Big Data does not necessarily mean Good Data. And that, as an increasing number of experts are saying more insistently, means Big Data does not automatically yield good analytics.
If the data is incomplete, out of context or otherwise contaminated, it can lead to decisions that could undermine the competitiveness of an enterprise or damage the personal lives of individuals.
One of the classic stories of how data out of context can lead to distorted conclusions comes from Harvard University professor Gary King, director of the Institute for Quantitative Social Science. A Big Data project was attempting to use Twitter feeds and other social media posts to predict the U.S. unemployment rate, by monitoring key words like "jobs," "unemployment," and "classifieds."
Using an analytics technique called sentiment analysis, the group collected tweets and other social media posts that included these words to see if there were correlations between an increase or decrease in them and the monthly unemployment rate.
[Related: Big Data investigations: Opportunity and risk ]
While monitoring them, the researchers noticed a huge spike in the number of tweets containing one of those key words. But, as King noted, they later discovered it had nothing to do with unemployment. "What they hadn't noticed was Steve Jobs died," he said.
In the telling, it's a somewhat humorous story, outside of the tragedy of Jobs' untimely passing. But the lesson is a deadly serious one for those looking to rely on the magic of Big Data to guide their decisions.
King said the mix-up over the dual meanings of "jobs" is, "just one of many similar anecdotes. Anyone working in this area has had similar experiences."
"Lists of keywords, curated by human beings, work OK for the short run, but tend to fail catastrophically over the long run," he said. "You can fix it up by adding exceptions, but there's a lot of human labor involved."
He said it is easy for anyone to create their own example just by entering a keyword into the Bing Social page.
"You'll see some relevant things and some irrelevant. If you don't change the query and watch over time, you will often find the conversation veering away in some way — sometimes a little, sometimes not at all for a while, and sometimes dramatically," he said.
But King said that overall there are many examples of big data analytics producing useful things, "so failures tend not to appear in the literature."
Kim Jones, senior vice president and CSO of Vantiv, said this is not a new problem, but one that can be magnified if people think massive amounts of data are magically going to produce good analytics.
"The Jobs example was a classic case of data without context. Data by itself doesnt equal intelligence," he said.
King agrees that context is key. He is co-founder and chief scientist of Crimson Hexagon, a big-data analytics firm that, in the words of Wayne St. Amand, its executive vice president of marketing, seeks to provide, "context, meaning and structure to online conversations."

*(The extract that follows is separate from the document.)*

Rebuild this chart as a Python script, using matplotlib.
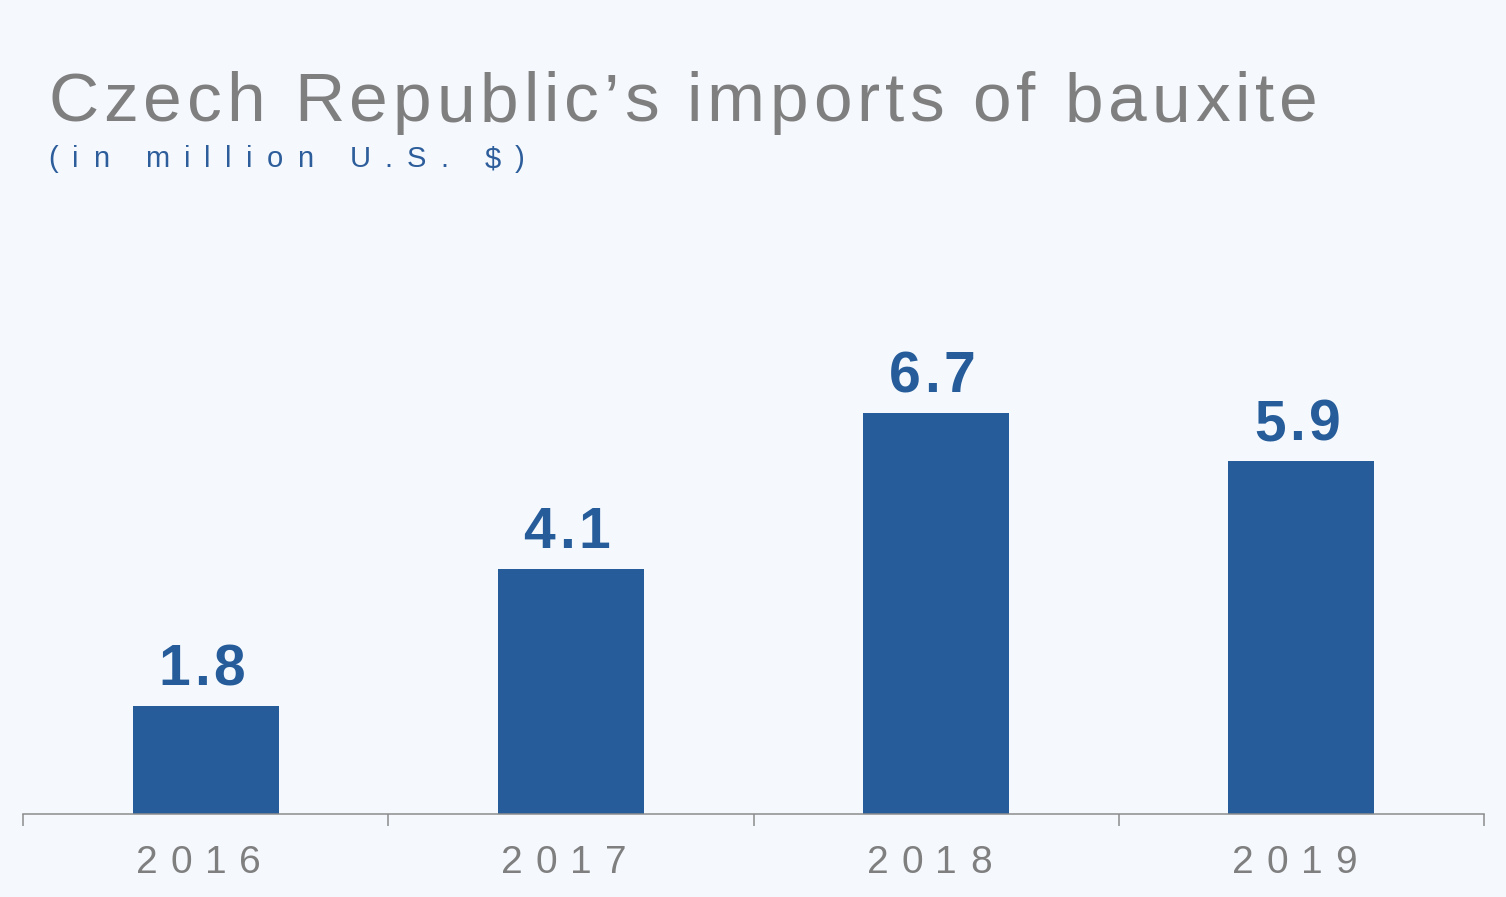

Yet there are increasing examples of data without context driving decisions. The Wall Street Journal reported in February on health insurance companies using Big Data to create profiles of their members. Among the things the companies tracked was a history of buying plus-sized clothes, which could lead to a mandatory referral to weight-loss programs.
Few people would argue with encouraging people to live healthier lives, but the privacy implications are disturbing. It is possible the person buying those clothes might have been doing so for another family member. And it is not always so benign. Bloomberg BusinessWeek reported in 2008 on individuals being denied health insurance based on a history of prescription drug purchases that suggested even minor mental health conditions.
Adam Frank, writing on the National Public Radio blog, noted that in some cases banks will deny a loan to someone based in part on their contacts on the employment networking site LinkedIn or the social networking behemoth Facebook. If your "friends" are deadbeats, your credit-worthiness may be based on their reliability.
Frank quoted Jay Stanley, senior policy analyst at the ACLU, noting on that groups blog that, "Credit card companies sometimes lower a customer's credit limit based on the repayment history of the other customers of stores where a person shops. Such 'behavioral scoring' is a form of economic guilt-by-association based on making statistical inferences about a person that go far beyond anything that person can control or be aware of."
Kim Jones said the tendency to jump to a conclusion from correlations without further analysis could have affected him personally. "During the late '80s and early '90s, data showed that Hispanic and Black males between the ages of 20 and 27 who were driving an entry-level luxury car on the I-95 corridor were likely to be drug runners," he said.
"I fit some of that profile — I'm African American, I was that age and at that time I was driving a car like that. But if I had been stopped, the police would have seen that I was wearing an Army uniform with Second Lt. bars and had a West Point ring," he said.
The point, he said, is that, "its always bad to rely just on data analytics. When you take the human element out of the equation, you by definition create a higher error rate."
In short, Big Data is a tool, but should not be considered the solution. "It can help you narrow something down from millions to perhaps 150," Jones said, "but the temptation is to let the computer do it all, and that is what is going to get you in trouble."